## [Exercise goal]
Give every line of the data again, unchanged, but with no pictures.

(Records with drawing code)
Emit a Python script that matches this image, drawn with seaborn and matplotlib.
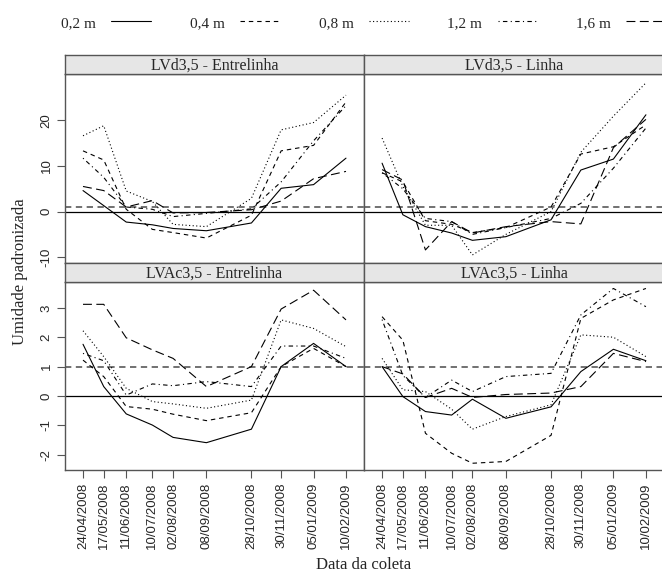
import numpy as np
import pandas as pd
import matplotlib
matplotlib.use('Agg')
import matplotlib.pyplot as plt
import seaborn as sns

# Datas de coleta
datas = ['24/04/2008', '17/05/2008', '11/06/2008', '10/07/2008', '02/08/2008',
         '08/09/2008', '28/10/2008', '30/11/2008', '05/01/2009', '10/02/2009']
profundidades = ['0,2 m', '0,4 m', '0,8 m', '1,2 m', '1,6 m']

# LVd3,5 - Entrelinha
lvd_entre_02 = [4.6, 1.3, -2.3, -2.9, -3.7, -4.2, -2.5, 5.1, 5.9, 11.7]
lvd_entre_04 = [13.3, 11.3, 0.5, -3.9, -4.6, -5.8, -0.8, 13.3, 14.5, 24.0]
lvd_entre_08 = [16.6, 18.8, 4.5, 2.2, -2.8, -3.3, 2.9, 17.9, 19.5, 25.5]
lvd_entre_12 = [11.7, 7.5, 1.0, 0.5, -1.1, -0.4, 0.6, 6.5, 15.5, 23.2]
lvd_entre_16 = [5.5, 4.6, 1.0, 2.4, -0.3, -0.2, 0.4, 2.3, 7.2, 8.8]

# LVd3,5 - Linha
lvd_linha_02 = [10.6, -0.7, -3.3, -4.7, -6.3, -5.5, -1.8, 9.1, 11.5, 21.2]
lvd_linha_04 = [8.5, 6.5, -2.0, -2.8, -4.6, -3.5, 1.0, 12.6, 14.2, 19.0]
lvd_linha_08 = [16.1, 5.5, -3.0, -3.0, -9.5, -5.0, 0.0, 13.0, 20.9, 28.2]
lvd_linha_12 = [8.5, 5.0, -1.5, -2.2, -5.0, -3.5, -1.5, 1.8, 9.5, 18.3]
lvd_linha_16 = [9.2, 6.9, -8.4, -2.2, -4.7, -3.3, -2.2, -2.7, 14.0, 20.2]

# LVAc3,5 - Entrelinha
lvac_entre_02 = [1.76, 0.32, -0.61, -0.99, -1.41, -1.59, -1.13, 1.0, 1.79, 1.0]
lvac_entre_04 = [1.22, 0.66, -0.36, -0.45, -0.62, -0.84, -0.57, 1.0, 1.62, 1.0]
lvac_entre_08 = [2.22, 1.34, 0.26, -0.19, -0.27, -0.42, -0.14, 2.59, 2.30, 1.68]
lvac_entre_12 = [1.45, 1.2, 0.03, 0.41, 0.35, 0.49, 0.32, 1.70, 1.70, 1.28]
lvac_entre_16 = [3.12, 3.12, 1.98, 1.57, 1.28, 0.32, 1.0, 2.96, 3.6, 2.59]

# LVAc3,5 - Linha
lvac_linha_02 = [1.0, -0.02, -0.53, -0.65, -0.11, -0.76, -0.37, 0.83, 1.59, 1.2]
lvac_linha_04 = [2.7, 1.9, -1.27, -1.95, -2.29, -2.23, -1.34, 2.64, 3.27, 3.66]
lvac_linha_08 = [1.28, 0.21, 0.15, -0.45, -1.13, -0.70, -0.30, 2.08, 2.0, 1.34]
lvac_linha_12 = [2.6, 0.7, -0.05, 0.54, 0.15, 0.66, 0.77, 2.76, 3.66, 3.04]
lvac_linha_16 = [1.0, 0.75, -0.05, 0.26, -0.05, 0.05, 0.10, 0.32, 1.45, 1.17]

paineis = {
    'LVd3,5 - Entrelinha': [lvd_entre_02, lvd_entre_04, lvd_entre_08, lvd_entre_12, lvd_entre_16],
    'LVd3,5 - Linha': [lvd_linha_02, lvd_linha_04, lvd_linha_08, lvd_linha_12, lvd_linha_16],
    'LVAc3,5 - Entrelinha': [lvac_entre_02, lvac_entre_04, lvac_entre_08, lvac_entre_12, lvac_entre_16],
    'LVAc3,5 - Linha': [lvac_linha_02, lvac_linha_04, lvac_linha_08, lvac_linha_12, lvac_linha_16],
}

# dias desde a primeira coleta (escala real de tempo)
datas_dt = pd.to_datetime(datas, dayfirst=True)
dias = (datas_dt - datas_dt[0]).days.values

linhas = []
for painel, series in paineis.items():
    for prof, vals in zip(profundidades, series):
        for d, v in zip(dias, vals):
            linhas.append((painel, prof, d, v))
df = pd.DataFrame(linhas, columns=['painel', 'prof', 'dia', 'valor'])

sns.set_theme(style='white')
plt.rcParams['font.family'] = ['Liberation Serif', 'DejaVu Serif']

estilos = {'0,2 m': '', '0,4 m': (4, 3.5), '0,8 m': (1, 2.2),
           '1,2 m': (1, 3, 4, 3), '1,6 m': (8, 4)}
cinza = '#555555'
fonte_ticks = {'family': 'Liberation Sans', 'size': 9.5}

fig = plt.figure(figsize=(6.62, 5.75), dpi=100)
W, H = 662, 575

def caixa(x0, x1, y0, y1):
    return [x0 / W, 1 - y1 / H, (x1 - x0) / W, (y1 - y0) / H]

xs = [(65, 364), (364, 664)]
ys = [(73.7, 262.7), (282, 470)]
strips = [(54.7, 73.7), (262.7, 282)]
ylims = [(-11.2, 30.2), (-2.52, 3.88)]
yticks = [[-10, 0, 10, 20], [-2, -1, 0, 1, 2, 3]]
nomes = list(paineis.keys())

for r in range(2):
    for c in range(2):
        nome = nomes[r * 2 + c]
        ax = fig.add_axes(caixa(xs[c][0], xs[c][1], ys[r][0], ys[r][1]))
        ax.axhline(0, color='black', lw=0.9, zorder=1)
        ax.axhline(1, color='#666666', lw=1.3, ls=(0, (3.5, 2.5)), zorder=1)
        sns.lineplot(data=df[df['painel'] == nome], x='dia', y='valor', style='prof',
                     style_order=profundidades, dashes=estilos, color='black',
                     lw=0.8, legend=False, ax=ax)
        ax.set_xlim(-20, 312)
        ax.set_ylim(*ylims[r])
        ax.set_xlabel('')
        ax.set_ylabel('')
        ax.set_xticks(dias)
        ax.set_yticks(yticks[r])
        for s in ax.spines.values():
            s.set_color(cinza)
            s.set_linewidth(1.0)
        ax.tick_params(axis='both', direction='out', length=6, width=0.8, color=cinza,
                       bottom=(r == 1), top=(r == 0), labelbottom=(r == 1), labeltop=False,
                       left=(c == 0), right=(c == 1), labelleft=(c == 0), labelright=False, pad=3)
        if r == 1:
            ax.set_xticklabels(datas, rotation=90, fontdict=fonte_ticks)
        if c == 0:
            ax.set_yticklabels([str(t) for t in yticks[r]], rotation=90, va='center',
                               fontdict=fonte_ticks)
        # faixa do painel
        sx = fig.add_axes(caixa(xs[c][0], xs[c][1], strips[r][0], strips[r][1]))
        sx.set_facecolor('#e6e6e6')
        sx.set_xticks([])
        sx.set_yticks([])
        for s in sx.spines.values():
            s.set_color(cinza)
            s.set_linewidth(1.0)
        sx.text(0.5, 0.45, nome, ha='center', va='center', fontsize=11.5,
                transform=sx.transAxes)

# legenda
handles = [plt.Line2D([], [], color='black', lw=0.8,
                      ls=('-' if estilos[p] == '' else (0, estilos[p]))) for p in profundidades]
fig.legend(handles, profundidades, loc='center left', bbox_to_anchor=(61 / W, 1 - 23 / H),
           ncol=5, frameon=False, markerfirst=False, fontsize=11, handlelength=2.6,
           handletextpad=1.0, columnspacing=2.55, borderaxespad=0, borderpad=0)

fig.text(20 / W, 1 - 272 / H, 'Umidade padronizada', rotation=90, ha='center', va='center',
         fontsize=12)
fig.text(364 / W, 1 - 565 / H, 'Data da coleta', ha='center', va='center', fontsize=12)

fig.savefig('out.png', dpi=100)
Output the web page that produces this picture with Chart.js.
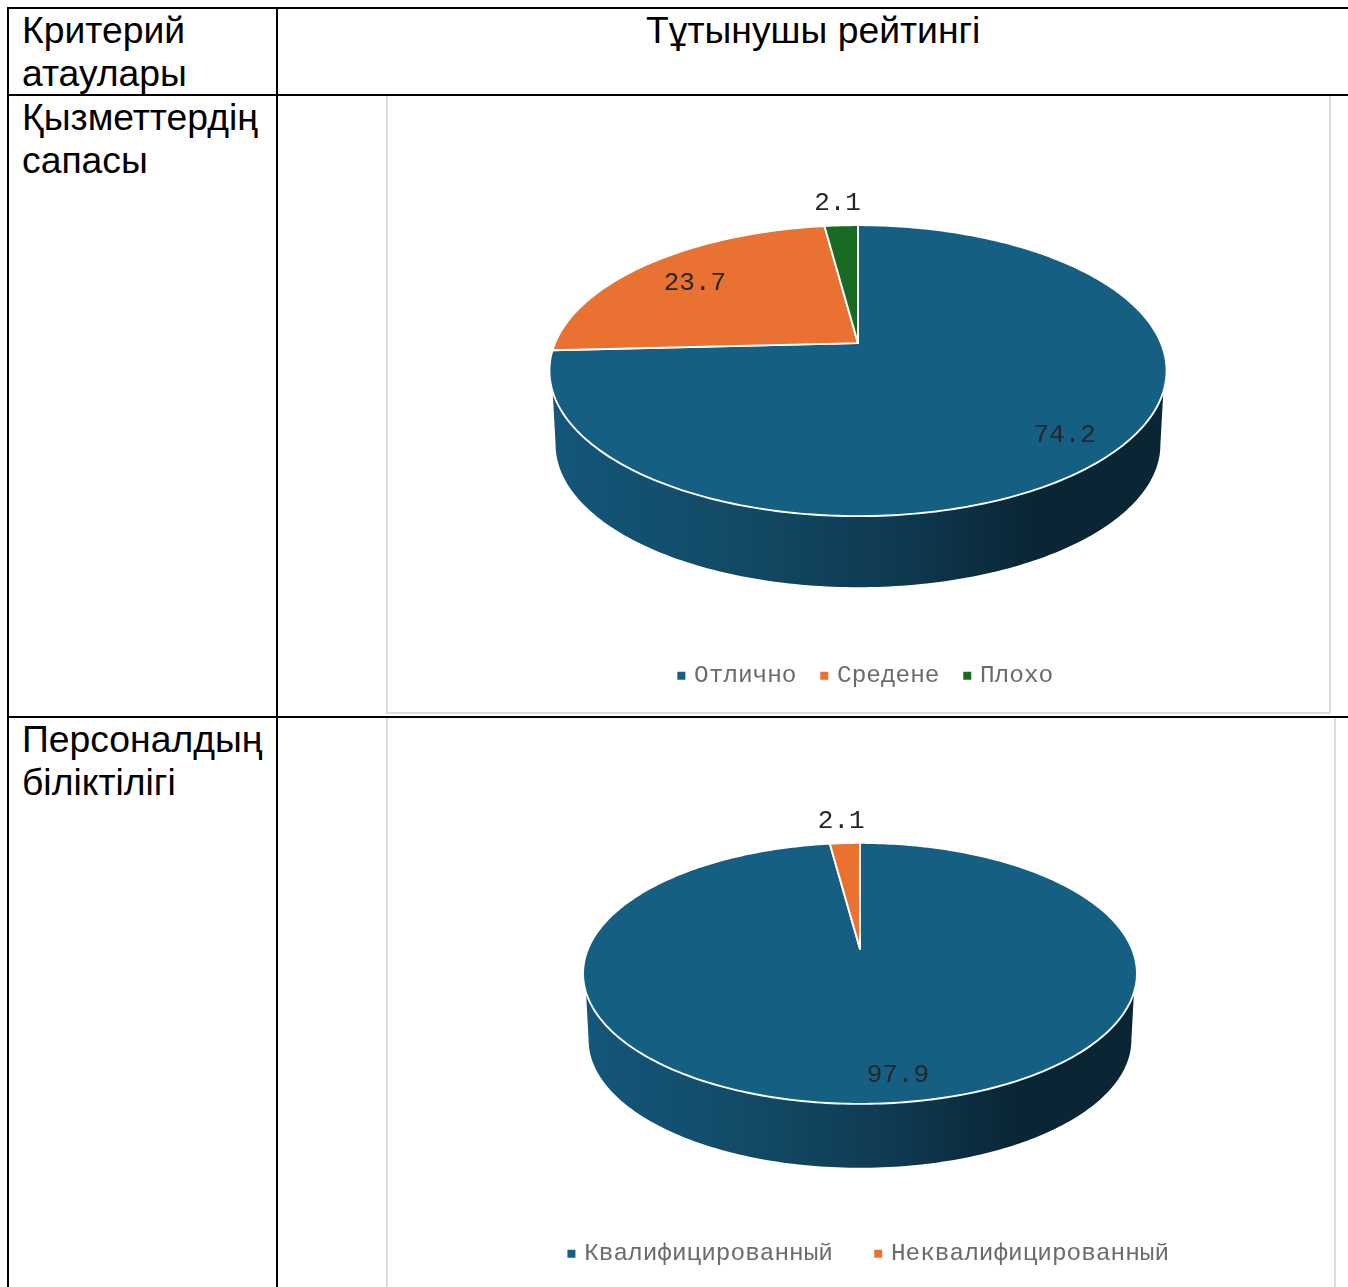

## [Expected answer]
Emit a Python script that matches this image, drawn with seaborn and matplotlib.
import numpy as np
import pandas as pd
import matplotlib
matplotlib.use('Agg')
import matplotlib.pyplot as plt
import seaborn as sns

# Datas de coleta
datas = ['24/04/2008', '17/05/2008', '11/06/2008', '10/07/2008', '02/08/2008',
         '08/09/2008', '28/10/2008', '30/11/2008', '05/01/2009', '10/02/2009']
profundidades = ['0,2 m', '0,4 m', '0,8 m', '1,2 m', '1,6 m']

# LVd3,5 - Entrelinha
lvd_entre_02 = [4.6, 1.3, -2.3, -2.9, -3.7, -4.2, -2.5, 5.1, 5.9, 11.7]
lvd_entre_04 = [13.3, 11.3, 0.5, -3.9, -4.6, -5.8, -0.8, 13.3, 14.5, 24.0]
lvd_entre_08 = [16.6, 18.8, 4.5, 2.2, -2.8, -3.3, 2.9, 17.9, 19.5, 25.5]
lvd_entre_12 = [11.7, 7.5, 1.0, 0.5, -1.1, -0.4, 0.6, 6.5, 15.5, 23.2]
lvd_entre_16 = [5.5, 4.6, 1.0, 2.4, -0.3, -0.2, 0.4, 2.3, 7.2, 8.8]

# LVd3,5 - Linha
lvd_linha_02 = [10.6, -0.7, -3.3, -4.7, -6.3, -5.5, -1.8, 9.1, 11.5, 21.2]
lvd_linha_04 = [8.5, 6.5, -2.0, -2.8, -4.6, -3.5, 1.0, 12.6, 14.2, 19.0]
lvd_linha_08 = [16.1, 5.5, -3.0, -3.0, -9.5, -5.0, 0.0, 13.0, 20.9, 28.2]
lvd_linha_12 = [8.5, 5.0, -1.5, -2.2, -5.0, -3.5, -1.5, 1.8, 9.5, 18.3]
lvd_linha_16 = [9.2, 6.9, -8.4, -2.2, -4.7, -3.3, -2.2, -2.7, 14.0, 20.2]

# LVAc3,5 - Entrelinha
lvac_entre_02 = [1.76, 0.32, -0.61, -0.99, -1.41, -1.59, -1.13, 1.0, 1.79, 1.0]
lvac_entre_04 = [1.22, 0.66, -0.36, -0.45, -0.62, -0.84, -0.57, 1.0, 1.62, 1.0]
lvac_entre_08 = [2.22, 1.34, 0.26, -0.19, -0.27, -0.42, -0.14, 2.59, 2.30, 1.68]
lvac_entre_12 = [1.45, 1.2, 0.03, 0.41, 0.35, 0.49, 0.32, 1.70, 1.70, 1.28]
lvac_entre_16 = [3.12, 3.12, 1.98, 1.57, 1.28, 0.32, 1.0, 2.96, 3.6, 2.59]

# LVAc3,5 - Linha
lvac_linha_02 = [1.0, -0.02, -0.53, -0.65, -0.11, -0.76, -0.37, 0.83, 1.59, 1.2]
lvac_linha_04 = [2.7, 1.9, -1.27, -1.95, -2.29, -2.23, -1.34, 2.64, 3.27, 3.66]
lvac_linha_08 = [1.28, 0.21, 0.15, -0.45, -1.13, -0.70, -0.30, 2.08, 2.0, 1.34]
lvac_linha_12 = [2.6, 0.7, -0.05, 0.54, 0.15, 0.66, 0.77, 2.76, 3.66, 3.04]
lvac_linha_16 = [1.0, 0.75, -0.05, 0.26, -0.05, 0.05, 0.10, 0.32, 1.45, 1.17]

paineis = {
    'LVd3,5 - Entrelinha': [lvd_entre_02, lvd_entre_04, lvd_entre_08, lvd_entre_12, lvd_entre_16],
    'LVd3,5 - Linha': [lvd_linha_02, lvd_linha_04, lvd_linha_08, lvd_linha_12, lvd_linha_16],
    'LVAc3,5 - Entrelinha': [lvac_entre_02, lvac_entre_04, lvac_entre_08, lvac_entre_12, lvac_entre_16],
    'LVAc3,5 - Linha': [lvac_linha_02, lvac_linha_04, lvac_linha_08, lvac_linha_12, lvac_linha_16],
}

# dias desde a primeira coleta (escala real de tempo)
datas_dt = pd.to_datetime(datas, dayfirst=True)
dias = (datas_dt - datas_dt[0]).days.values

linhas = []
for painel, series in paineis.items():
    for prof, vals in zip(profundidades, series):
        for d, v in zip(dias, vals):
            linhas.append((painel, prof, d, v))
df = pd.DataFrame(linhas, columns=['painel', 'prof', 'dia', 'valor'])

sns.set_theme(style='white')
plt.rcParams['font.family'] = ['Liberation Serif', 'DejaVu Serif']

estilos = {'0,2 m': '', '0,4 m': (4, 3.5), '0,8 m': (1, 2.2),
           '1,2 m': (1, 3, 4, 3), '1,6 m': (8, 4)}
cinza = '#555555'
fonte_ticks = {'family': 'Liberation Sans', 'size': 9.5}

fig = plt.figure(figsize=(6.62, 5.75), dpi=100)
W, H = 662, 575

def caixa(x0, x1, y0, y1):
    return [x0 / W, 1 - y1 / H, (x1 - x0) / W, (y1 - y0) / H]

xs = [(65, 364), (364, 664)]
ys = [(73.7, 262.7), (282, 470)]
strips = [(54.7, 73.7), (262.7, 282)]
ylims = [(-11.2, 30.2), (-2.52, 3.88)]
yticks = [[-10, 0, 10, 20], [-2, -1, 0, 1, 2, 3]]
nomes = list(paineis.keys())

for r in range(2):
    for c in range(2):
        nome = nomes[r * 2 + c]
        ax = fig.add_axes(caixa(xs[c][0], xs[c][1], ys[r][0], ys[r][1]))
        ax.axhline(0, color='black', lw=0.9, zorder=1)
        ax.axhline(1, color='#666666', lw=1.3, ls=(0, (3.5, 2.5)), zorder=1)
        sns.lineplot(data=df[df['painel'] == nome], x='dia', y='valor', style='prof',
                     style_order=profundidades, dashes=estilos, color='black',
                     lw=0.8, legend=False, ax=ax)
        ax.set_xlim(-20, 312)
        ax.set_ylim(*ylims[r])
        ax.set_xlabel('')
        ax.set_ylabel('')
        ax.set_xticks(dias)
        ax.set_yticks(yticks[r])
        for s in ax.spines.values():
            s.set_color(cinza)
            s.set_linewidth(1.0)
        ax.tick_params(axis='both', direction='out', length=6, width=0.8, color=cinza,
                       bottom=(r == 1), top=(r == 0), labelbottom=(r == 1), labeltop=False,
                       left=(c == 0), right=(c == 1), labelleft=(c == 0), labelright=False, pad=3)
        if r == 1:
            ax.set_xticklabels(datas, rotation=90, fontdict=fonte_ticks)
        if c == 0:
            ax.set_yticklabels([str(t) for t in yticks[r]], rotation=90, va='center',
                               fontdict=fonte_ticks)
        # faixa do painel
        sx = fig.add_axes(caixa(xs[c][0], xs[c][1], strips[r][0], strips[r][1]))
        sx.set_facecolor('#e6e6e6')
        sx.set_xticks([])
        sx.set_yticks([])
        for s in sx.spines.values():
            s.set_color(cinza)
            s.set_linewidth(1.0)
        sx.text(0.5, 0.45, nome, ha='center', va='center', fontsize=11.5,
                transform=sx.transAxes)

# legenda
handles = [plt.Line2D([], [], color='black', lw=0.8,
                      ls=('-' if estilos[p] == '' else (0, estilos[p]))) for p in profundidades]
fig.legend(handles, profundidades, loc='center left', bbox_to_anchor=(61 / W, 1 - 23 / H),
           ncol=5, frameon=False, markerfirst=False, fontsize=11, handlelength=2.6,
           handletextpad=1.0, columnspacing=2.55, borderaxespad=0, borderpad=0)

fig.text(20 / W, 1 - 272 / H, 'Umidade padronizada', rotation=90, ha='center', va='center',
         fontsize=12)
fig.text(364 / W, 1 - 565 / H, 'Data da coleta', ha='center', va='center', fontsize=12)

fig.savefig('out.png', dpi=100)
Output the web page that produces this picture with Chart.js.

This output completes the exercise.